→ **The task**: Find each line containing the word "matplotlib" and report how many there are. Add nothing else.

------ Data provided ------

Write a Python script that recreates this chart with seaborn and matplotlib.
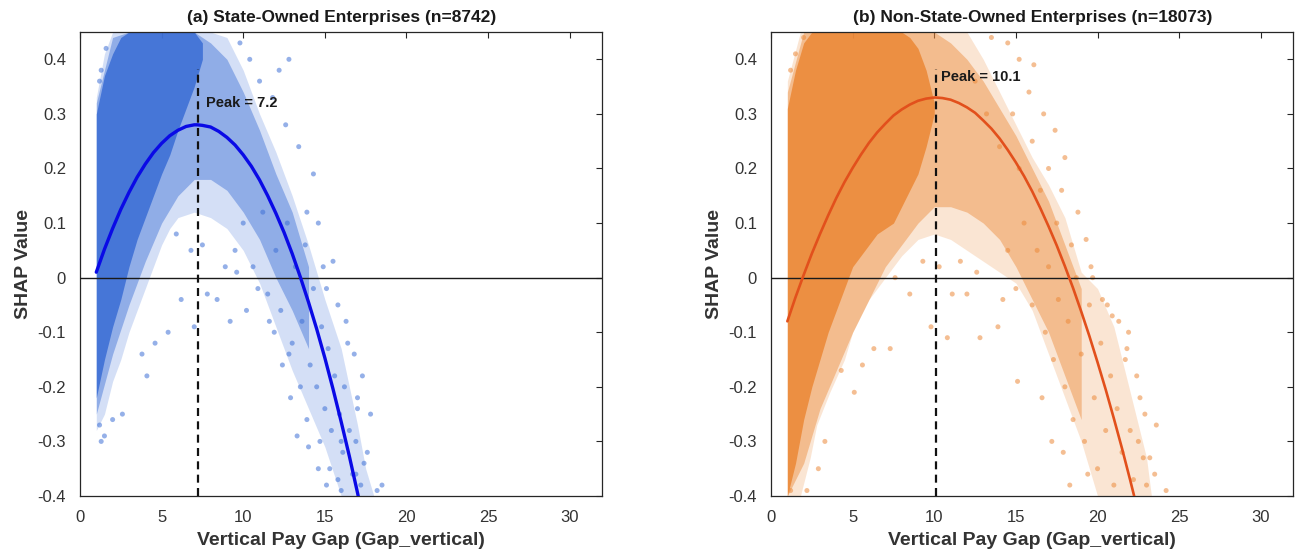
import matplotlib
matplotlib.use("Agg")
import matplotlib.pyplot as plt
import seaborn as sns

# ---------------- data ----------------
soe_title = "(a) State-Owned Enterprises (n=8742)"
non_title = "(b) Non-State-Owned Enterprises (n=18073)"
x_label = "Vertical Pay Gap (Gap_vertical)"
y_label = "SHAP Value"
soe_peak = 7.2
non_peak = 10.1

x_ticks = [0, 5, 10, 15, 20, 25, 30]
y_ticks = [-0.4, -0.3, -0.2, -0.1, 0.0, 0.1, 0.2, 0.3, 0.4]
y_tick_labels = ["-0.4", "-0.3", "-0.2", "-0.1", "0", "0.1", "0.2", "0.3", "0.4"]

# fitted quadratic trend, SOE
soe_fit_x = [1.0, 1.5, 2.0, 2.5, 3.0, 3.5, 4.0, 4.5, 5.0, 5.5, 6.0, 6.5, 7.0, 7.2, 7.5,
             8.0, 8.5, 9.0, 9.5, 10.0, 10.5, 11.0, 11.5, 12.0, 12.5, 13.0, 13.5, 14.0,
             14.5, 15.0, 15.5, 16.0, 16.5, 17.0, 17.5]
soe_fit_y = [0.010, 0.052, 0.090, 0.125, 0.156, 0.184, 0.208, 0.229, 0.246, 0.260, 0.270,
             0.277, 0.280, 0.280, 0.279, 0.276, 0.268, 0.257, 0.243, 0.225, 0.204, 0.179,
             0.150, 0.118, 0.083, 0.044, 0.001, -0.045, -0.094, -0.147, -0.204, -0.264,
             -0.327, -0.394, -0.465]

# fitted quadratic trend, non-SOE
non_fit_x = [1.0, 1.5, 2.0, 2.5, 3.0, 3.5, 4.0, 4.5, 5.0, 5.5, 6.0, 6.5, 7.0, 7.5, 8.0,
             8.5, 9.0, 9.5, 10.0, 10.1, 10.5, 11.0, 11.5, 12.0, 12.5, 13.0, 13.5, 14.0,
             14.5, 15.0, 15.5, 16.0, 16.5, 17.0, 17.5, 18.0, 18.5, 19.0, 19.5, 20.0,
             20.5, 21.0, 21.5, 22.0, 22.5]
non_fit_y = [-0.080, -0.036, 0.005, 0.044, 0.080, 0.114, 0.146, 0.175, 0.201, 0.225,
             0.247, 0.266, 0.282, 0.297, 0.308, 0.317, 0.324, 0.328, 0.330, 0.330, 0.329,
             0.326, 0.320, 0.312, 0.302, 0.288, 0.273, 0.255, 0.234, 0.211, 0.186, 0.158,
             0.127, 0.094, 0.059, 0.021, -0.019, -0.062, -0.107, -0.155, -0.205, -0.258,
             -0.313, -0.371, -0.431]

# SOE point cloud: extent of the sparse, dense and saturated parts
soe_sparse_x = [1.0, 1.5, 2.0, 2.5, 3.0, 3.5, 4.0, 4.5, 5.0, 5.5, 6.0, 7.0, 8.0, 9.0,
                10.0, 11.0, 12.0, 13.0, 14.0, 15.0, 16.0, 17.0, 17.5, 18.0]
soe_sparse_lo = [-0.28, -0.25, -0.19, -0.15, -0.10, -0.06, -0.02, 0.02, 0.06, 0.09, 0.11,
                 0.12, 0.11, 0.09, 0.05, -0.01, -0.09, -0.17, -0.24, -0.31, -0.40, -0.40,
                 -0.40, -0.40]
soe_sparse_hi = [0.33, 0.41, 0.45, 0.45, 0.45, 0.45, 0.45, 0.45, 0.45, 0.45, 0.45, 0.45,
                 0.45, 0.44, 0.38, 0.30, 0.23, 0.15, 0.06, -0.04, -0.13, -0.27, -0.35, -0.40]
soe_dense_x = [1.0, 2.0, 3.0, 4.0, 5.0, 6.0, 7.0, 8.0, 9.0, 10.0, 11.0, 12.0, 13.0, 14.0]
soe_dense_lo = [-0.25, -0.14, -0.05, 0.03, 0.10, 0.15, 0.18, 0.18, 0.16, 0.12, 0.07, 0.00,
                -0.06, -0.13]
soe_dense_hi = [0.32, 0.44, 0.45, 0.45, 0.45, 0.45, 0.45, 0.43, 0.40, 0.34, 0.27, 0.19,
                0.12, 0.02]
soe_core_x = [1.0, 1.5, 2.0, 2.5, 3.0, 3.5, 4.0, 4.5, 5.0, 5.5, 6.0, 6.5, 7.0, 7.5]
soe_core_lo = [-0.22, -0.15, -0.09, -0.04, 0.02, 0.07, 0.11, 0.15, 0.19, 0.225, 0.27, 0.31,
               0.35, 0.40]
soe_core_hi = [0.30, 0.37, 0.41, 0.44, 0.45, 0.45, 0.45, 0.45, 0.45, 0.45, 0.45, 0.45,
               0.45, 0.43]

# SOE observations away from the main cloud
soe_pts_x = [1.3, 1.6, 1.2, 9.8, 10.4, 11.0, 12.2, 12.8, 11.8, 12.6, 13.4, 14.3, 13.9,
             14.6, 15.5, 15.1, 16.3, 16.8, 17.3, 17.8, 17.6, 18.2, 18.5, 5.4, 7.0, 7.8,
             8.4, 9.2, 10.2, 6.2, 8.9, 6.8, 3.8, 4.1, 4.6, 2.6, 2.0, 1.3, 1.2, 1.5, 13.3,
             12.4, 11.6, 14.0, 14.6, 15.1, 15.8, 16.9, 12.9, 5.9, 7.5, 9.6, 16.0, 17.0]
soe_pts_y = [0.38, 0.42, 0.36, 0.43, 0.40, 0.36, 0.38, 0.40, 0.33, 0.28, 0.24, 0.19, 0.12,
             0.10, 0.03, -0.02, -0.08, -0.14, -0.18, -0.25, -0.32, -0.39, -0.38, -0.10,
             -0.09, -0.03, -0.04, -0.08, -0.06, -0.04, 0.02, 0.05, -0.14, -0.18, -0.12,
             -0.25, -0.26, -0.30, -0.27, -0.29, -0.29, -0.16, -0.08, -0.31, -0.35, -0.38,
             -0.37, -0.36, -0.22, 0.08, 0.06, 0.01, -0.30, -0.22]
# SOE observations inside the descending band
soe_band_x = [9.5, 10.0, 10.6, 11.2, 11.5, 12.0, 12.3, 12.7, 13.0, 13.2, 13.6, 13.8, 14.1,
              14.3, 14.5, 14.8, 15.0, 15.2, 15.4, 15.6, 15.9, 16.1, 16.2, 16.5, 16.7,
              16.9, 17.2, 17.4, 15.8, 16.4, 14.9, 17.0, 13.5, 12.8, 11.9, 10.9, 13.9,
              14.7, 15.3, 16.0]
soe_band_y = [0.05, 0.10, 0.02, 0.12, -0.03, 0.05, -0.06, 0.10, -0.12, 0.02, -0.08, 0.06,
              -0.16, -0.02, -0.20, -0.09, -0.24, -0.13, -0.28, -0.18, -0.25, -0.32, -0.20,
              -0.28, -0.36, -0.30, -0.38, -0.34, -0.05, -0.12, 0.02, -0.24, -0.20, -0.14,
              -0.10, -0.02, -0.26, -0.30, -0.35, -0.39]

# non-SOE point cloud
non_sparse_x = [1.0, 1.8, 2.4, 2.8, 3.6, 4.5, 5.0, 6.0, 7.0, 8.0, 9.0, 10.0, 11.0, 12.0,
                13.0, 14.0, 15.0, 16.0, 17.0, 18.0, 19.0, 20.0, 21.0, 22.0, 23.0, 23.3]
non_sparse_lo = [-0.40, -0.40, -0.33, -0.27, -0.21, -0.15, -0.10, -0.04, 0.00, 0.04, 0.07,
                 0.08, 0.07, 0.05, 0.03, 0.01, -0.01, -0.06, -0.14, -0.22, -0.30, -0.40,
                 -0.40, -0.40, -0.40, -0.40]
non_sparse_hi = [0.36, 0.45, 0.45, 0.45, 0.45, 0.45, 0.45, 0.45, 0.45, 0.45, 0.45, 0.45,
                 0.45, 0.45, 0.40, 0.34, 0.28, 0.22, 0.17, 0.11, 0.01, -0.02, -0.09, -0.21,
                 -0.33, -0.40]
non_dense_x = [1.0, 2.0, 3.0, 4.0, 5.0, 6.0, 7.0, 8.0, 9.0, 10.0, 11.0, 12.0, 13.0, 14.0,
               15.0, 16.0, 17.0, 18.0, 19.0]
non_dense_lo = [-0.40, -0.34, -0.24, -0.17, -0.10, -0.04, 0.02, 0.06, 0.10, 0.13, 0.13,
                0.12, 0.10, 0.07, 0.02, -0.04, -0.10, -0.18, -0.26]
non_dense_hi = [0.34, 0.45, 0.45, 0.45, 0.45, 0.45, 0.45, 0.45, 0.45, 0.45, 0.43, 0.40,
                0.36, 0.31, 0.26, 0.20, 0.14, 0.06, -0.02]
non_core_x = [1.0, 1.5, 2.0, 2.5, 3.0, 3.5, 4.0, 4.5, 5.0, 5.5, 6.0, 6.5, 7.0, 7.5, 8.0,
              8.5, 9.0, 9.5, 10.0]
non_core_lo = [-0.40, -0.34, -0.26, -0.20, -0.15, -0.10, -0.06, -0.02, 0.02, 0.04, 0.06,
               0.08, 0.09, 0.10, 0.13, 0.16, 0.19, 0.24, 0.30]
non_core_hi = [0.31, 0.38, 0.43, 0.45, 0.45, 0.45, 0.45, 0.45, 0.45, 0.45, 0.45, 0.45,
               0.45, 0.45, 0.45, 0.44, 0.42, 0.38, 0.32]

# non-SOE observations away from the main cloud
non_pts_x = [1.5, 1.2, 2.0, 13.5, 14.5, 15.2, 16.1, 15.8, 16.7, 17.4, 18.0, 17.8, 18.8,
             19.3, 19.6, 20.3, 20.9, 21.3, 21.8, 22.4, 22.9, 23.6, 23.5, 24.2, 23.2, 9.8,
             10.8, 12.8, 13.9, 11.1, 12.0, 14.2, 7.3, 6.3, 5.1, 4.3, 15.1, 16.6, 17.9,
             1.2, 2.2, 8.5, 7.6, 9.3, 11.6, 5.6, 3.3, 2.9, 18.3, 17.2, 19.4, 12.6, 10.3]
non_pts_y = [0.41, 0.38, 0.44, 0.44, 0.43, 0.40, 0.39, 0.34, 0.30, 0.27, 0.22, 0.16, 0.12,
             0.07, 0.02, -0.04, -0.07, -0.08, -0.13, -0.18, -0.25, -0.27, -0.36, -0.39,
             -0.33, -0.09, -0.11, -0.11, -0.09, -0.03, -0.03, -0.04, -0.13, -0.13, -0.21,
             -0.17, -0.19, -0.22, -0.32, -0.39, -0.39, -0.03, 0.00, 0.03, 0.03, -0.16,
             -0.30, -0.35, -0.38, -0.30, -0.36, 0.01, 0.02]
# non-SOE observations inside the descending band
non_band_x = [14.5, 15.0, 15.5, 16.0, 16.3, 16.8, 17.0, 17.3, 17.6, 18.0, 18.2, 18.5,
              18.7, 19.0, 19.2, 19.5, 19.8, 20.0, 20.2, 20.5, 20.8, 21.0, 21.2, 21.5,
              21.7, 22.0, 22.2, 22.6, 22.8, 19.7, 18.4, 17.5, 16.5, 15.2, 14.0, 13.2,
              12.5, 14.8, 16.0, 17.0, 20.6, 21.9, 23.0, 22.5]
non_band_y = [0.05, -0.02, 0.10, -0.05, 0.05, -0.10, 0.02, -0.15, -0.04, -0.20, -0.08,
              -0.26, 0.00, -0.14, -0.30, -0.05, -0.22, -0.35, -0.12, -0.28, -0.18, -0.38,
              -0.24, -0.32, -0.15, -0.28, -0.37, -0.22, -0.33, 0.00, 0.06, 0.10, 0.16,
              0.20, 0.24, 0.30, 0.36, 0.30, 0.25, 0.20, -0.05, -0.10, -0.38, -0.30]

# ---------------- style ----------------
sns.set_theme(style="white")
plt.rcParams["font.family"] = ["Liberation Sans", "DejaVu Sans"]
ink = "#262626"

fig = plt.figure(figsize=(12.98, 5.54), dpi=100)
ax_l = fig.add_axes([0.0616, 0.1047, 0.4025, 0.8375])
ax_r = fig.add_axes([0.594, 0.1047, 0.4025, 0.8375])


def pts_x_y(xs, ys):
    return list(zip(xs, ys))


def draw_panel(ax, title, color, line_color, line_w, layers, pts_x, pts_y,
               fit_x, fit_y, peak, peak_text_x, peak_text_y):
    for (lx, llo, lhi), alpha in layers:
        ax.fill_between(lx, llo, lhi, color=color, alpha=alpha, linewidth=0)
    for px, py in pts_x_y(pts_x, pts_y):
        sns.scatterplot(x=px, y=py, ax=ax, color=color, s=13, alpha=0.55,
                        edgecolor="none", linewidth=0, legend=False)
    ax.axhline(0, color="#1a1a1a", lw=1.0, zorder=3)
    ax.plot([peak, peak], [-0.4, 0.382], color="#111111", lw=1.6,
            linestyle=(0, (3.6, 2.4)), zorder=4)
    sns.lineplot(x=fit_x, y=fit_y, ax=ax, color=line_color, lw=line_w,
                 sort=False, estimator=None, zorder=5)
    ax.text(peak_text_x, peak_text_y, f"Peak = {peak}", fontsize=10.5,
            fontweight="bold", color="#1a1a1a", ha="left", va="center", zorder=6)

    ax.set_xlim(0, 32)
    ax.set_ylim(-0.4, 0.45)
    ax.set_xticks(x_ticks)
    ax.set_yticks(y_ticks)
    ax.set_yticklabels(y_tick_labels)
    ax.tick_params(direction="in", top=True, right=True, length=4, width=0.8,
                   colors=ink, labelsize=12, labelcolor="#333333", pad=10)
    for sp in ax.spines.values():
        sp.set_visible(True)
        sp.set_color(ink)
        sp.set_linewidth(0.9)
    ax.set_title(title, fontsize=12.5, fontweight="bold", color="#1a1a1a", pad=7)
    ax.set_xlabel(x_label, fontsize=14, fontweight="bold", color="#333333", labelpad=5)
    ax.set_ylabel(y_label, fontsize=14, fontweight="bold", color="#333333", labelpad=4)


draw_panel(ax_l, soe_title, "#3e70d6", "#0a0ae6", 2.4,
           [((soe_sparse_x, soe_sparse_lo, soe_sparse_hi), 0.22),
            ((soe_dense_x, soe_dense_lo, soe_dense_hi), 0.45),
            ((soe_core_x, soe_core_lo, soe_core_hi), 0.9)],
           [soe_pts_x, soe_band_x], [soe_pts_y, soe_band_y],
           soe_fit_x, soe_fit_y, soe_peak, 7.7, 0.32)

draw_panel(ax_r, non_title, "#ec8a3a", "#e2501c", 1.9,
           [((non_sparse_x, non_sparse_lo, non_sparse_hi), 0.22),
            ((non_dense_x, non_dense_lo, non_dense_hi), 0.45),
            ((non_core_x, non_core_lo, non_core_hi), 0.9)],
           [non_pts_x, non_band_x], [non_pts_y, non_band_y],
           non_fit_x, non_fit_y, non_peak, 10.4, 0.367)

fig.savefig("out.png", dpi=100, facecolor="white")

------

→ **Written solution**: 4